Posted on Jan 29, 2009

Brenda Wineapple, 2009
Photo credit: Marion Ettlinger

Brenda Wineapple, the Doris Zemurray Stone Professor of Modern Literary and Historical Studies, is among the finalists recently announced for the National Book Critics Circle prizes.

Wineapple is a nominee in the biography category for “White Heat: The Friendship of Emily Dickinson and Thomas Wentworth Higginson.”

Other finalists in the category include Annette Gordon-Reed’s “The Hemingses of Monticello,” winner of the National Book Award last fall; Patrick French’s “The World is What It Is,” an authorized biography of Nobel laureate V.S. Naipaul; Paula J. Giddings’s “Ida, A Sword Among Lions”; and Steve Coll’s “The Bin Ladens.”

Winners will be announced March 12.

Wineapple joined Union in 1976. Her books include “Genêt: A Biography of Janet Flanner;” “Sister Brother: Gertrude and Leo Stein”; and most recently, “Hawthorne: A Life,” which received the Ambassador Award of the English-speaking Union for the best biography of 2003 and the Julia Ward Howe Prize from the Boston Book Club.

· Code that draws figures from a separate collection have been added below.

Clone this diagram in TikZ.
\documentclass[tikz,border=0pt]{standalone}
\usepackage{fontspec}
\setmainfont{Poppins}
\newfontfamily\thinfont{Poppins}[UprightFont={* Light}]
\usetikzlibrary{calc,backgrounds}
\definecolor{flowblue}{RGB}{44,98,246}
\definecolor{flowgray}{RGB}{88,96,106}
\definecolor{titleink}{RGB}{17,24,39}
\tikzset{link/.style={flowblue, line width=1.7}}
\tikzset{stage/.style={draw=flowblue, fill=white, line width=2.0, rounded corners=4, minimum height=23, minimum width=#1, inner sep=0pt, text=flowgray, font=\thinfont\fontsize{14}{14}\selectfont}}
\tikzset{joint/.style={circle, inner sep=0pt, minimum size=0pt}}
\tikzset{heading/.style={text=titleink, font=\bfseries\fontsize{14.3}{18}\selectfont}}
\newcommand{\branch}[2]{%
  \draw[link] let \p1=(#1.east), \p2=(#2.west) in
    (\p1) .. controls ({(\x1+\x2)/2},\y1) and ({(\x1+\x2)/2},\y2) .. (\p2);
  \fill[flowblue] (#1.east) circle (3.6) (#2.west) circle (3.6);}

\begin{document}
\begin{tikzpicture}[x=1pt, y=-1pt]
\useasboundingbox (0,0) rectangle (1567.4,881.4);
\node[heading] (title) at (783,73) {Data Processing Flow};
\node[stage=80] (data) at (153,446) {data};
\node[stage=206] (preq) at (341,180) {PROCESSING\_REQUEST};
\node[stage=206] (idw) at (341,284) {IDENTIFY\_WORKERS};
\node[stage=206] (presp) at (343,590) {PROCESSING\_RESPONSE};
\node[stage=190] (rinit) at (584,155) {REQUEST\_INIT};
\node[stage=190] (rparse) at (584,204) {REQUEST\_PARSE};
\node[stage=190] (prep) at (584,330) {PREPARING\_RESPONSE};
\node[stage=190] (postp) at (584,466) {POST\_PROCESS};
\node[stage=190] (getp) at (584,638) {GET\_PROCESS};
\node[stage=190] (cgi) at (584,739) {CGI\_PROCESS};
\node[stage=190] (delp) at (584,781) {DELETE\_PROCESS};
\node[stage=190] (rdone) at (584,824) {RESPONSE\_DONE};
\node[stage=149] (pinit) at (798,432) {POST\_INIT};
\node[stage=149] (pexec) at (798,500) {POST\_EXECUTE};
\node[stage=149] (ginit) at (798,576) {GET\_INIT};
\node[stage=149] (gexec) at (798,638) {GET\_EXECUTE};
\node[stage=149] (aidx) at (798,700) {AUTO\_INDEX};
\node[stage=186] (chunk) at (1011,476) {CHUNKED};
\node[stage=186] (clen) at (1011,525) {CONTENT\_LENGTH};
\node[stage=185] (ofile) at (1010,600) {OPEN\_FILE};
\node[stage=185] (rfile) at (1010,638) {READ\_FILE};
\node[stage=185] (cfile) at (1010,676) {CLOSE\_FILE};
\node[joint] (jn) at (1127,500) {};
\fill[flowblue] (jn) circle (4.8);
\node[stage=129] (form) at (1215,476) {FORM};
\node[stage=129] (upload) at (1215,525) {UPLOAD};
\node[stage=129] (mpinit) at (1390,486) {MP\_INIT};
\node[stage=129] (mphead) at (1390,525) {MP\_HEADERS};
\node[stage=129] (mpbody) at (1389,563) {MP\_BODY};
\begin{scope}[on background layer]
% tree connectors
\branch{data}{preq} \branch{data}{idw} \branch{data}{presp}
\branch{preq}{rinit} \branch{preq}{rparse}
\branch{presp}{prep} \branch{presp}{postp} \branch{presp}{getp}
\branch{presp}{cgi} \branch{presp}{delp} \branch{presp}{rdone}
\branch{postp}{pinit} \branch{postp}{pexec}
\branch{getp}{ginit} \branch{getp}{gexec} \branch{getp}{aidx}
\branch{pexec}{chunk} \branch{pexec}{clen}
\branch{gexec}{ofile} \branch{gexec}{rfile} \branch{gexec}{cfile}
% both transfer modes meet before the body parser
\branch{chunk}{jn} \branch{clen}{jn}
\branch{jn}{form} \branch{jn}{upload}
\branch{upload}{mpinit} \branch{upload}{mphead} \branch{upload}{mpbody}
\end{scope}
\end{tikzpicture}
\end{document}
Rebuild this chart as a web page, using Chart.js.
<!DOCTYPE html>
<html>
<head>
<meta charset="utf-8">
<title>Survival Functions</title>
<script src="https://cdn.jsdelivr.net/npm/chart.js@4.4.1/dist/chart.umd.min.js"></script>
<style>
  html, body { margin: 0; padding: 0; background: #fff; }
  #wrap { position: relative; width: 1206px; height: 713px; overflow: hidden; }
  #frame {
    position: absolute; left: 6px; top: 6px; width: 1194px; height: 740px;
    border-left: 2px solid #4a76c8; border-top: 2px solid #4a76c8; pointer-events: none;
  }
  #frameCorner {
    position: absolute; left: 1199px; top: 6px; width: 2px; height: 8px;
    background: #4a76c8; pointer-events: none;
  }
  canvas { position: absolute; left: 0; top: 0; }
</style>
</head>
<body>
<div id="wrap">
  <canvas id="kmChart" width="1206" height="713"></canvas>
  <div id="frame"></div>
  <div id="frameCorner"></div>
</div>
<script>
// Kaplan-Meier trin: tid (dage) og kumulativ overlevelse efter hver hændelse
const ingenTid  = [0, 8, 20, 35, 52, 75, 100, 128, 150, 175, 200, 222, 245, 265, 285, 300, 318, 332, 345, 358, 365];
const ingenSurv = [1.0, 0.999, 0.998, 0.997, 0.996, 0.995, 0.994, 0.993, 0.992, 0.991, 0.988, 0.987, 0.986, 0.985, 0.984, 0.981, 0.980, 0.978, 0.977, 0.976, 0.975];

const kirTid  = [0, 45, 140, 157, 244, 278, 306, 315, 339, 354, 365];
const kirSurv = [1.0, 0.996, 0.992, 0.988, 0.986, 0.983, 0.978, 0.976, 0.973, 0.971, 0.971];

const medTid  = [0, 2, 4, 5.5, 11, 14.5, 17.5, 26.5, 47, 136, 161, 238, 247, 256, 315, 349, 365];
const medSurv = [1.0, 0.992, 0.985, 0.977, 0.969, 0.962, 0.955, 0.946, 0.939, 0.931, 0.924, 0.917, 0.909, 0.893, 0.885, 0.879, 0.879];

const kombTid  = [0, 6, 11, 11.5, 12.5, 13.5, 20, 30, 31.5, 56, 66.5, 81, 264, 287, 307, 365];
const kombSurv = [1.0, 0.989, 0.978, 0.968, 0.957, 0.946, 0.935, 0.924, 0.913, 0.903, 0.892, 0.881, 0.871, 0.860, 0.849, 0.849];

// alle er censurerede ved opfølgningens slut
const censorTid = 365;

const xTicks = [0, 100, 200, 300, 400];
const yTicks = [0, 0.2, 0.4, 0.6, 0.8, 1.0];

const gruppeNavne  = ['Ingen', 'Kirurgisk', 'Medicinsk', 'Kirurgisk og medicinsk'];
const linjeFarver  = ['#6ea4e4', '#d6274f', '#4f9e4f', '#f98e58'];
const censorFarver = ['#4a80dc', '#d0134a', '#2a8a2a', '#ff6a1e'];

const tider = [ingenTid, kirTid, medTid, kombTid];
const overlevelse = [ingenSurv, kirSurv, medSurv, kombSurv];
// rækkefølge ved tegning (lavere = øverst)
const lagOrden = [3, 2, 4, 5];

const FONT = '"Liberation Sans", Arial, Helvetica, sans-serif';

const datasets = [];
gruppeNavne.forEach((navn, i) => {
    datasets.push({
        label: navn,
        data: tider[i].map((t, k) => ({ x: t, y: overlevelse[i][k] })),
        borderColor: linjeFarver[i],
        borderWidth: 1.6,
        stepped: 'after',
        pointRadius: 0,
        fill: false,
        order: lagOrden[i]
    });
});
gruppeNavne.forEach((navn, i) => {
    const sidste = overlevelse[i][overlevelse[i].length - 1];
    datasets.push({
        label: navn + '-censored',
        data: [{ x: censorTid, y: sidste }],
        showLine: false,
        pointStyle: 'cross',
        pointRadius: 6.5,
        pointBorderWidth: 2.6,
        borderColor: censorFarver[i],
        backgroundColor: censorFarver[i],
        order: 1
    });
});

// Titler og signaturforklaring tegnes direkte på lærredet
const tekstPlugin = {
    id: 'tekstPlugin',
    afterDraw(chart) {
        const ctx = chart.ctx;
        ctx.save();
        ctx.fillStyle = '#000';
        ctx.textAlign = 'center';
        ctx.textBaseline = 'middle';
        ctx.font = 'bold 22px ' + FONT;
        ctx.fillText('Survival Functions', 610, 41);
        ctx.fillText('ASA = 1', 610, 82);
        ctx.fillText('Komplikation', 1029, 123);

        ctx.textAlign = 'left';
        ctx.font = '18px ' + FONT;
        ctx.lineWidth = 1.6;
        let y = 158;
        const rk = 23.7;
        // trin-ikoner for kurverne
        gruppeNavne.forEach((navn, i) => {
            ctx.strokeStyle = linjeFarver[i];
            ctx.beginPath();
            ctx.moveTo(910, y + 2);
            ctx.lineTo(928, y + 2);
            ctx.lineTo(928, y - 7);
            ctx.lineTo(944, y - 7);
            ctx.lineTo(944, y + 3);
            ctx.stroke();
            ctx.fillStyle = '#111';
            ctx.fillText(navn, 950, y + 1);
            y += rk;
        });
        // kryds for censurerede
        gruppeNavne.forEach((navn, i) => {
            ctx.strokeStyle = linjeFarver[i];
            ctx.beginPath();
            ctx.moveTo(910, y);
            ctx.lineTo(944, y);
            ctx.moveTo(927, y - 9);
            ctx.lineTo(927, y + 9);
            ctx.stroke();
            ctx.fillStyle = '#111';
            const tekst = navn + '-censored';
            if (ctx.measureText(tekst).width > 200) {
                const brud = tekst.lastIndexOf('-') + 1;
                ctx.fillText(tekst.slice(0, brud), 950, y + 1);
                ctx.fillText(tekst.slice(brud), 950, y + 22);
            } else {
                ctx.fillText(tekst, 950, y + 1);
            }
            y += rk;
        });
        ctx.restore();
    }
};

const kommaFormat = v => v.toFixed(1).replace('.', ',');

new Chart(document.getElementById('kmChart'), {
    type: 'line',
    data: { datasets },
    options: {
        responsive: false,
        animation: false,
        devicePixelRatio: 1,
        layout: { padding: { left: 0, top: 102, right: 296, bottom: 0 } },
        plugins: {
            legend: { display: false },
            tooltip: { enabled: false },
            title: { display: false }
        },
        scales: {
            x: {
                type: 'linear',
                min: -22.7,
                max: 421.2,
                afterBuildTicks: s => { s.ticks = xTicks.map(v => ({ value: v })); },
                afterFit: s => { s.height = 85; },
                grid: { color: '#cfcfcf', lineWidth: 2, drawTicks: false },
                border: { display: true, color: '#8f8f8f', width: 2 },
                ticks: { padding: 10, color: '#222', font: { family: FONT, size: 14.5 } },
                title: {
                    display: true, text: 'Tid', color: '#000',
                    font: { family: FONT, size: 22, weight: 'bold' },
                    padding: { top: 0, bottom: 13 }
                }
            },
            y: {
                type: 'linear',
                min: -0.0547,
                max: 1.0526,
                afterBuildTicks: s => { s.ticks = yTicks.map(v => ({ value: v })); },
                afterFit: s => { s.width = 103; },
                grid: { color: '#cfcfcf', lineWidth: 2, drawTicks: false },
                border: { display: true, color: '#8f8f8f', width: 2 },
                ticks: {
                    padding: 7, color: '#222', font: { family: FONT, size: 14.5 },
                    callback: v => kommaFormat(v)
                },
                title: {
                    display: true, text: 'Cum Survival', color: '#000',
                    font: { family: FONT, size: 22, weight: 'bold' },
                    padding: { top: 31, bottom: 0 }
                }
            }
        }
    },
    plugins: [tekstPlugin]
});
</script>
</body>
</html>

White Heat Brenda Wineapple Emily Dickinson

Wineapple’s essays, articles and reviews have appeared regularly in national publications such as The American Scholar, New York Times Book Review and The Nation. She has served as chair of the nonfiction panel of the National Book Awards.

Wineapple has been a Guggenheim fellow, a fellow of the American Council of Learned Societies, a fellow of the New York Institute for the Humanities at New York University and twice a National Endowment for the Humanities fellow. She holds a bachelor’s degree from Brandeis University and a master’s degree and Ph.D. from the University of Wisconsin.

Wineapple will teach a junior seminar on Dickinson and a course on Modern Poetry during the spring term.

The book critics circle is a nonprofit organization with more than 900 members.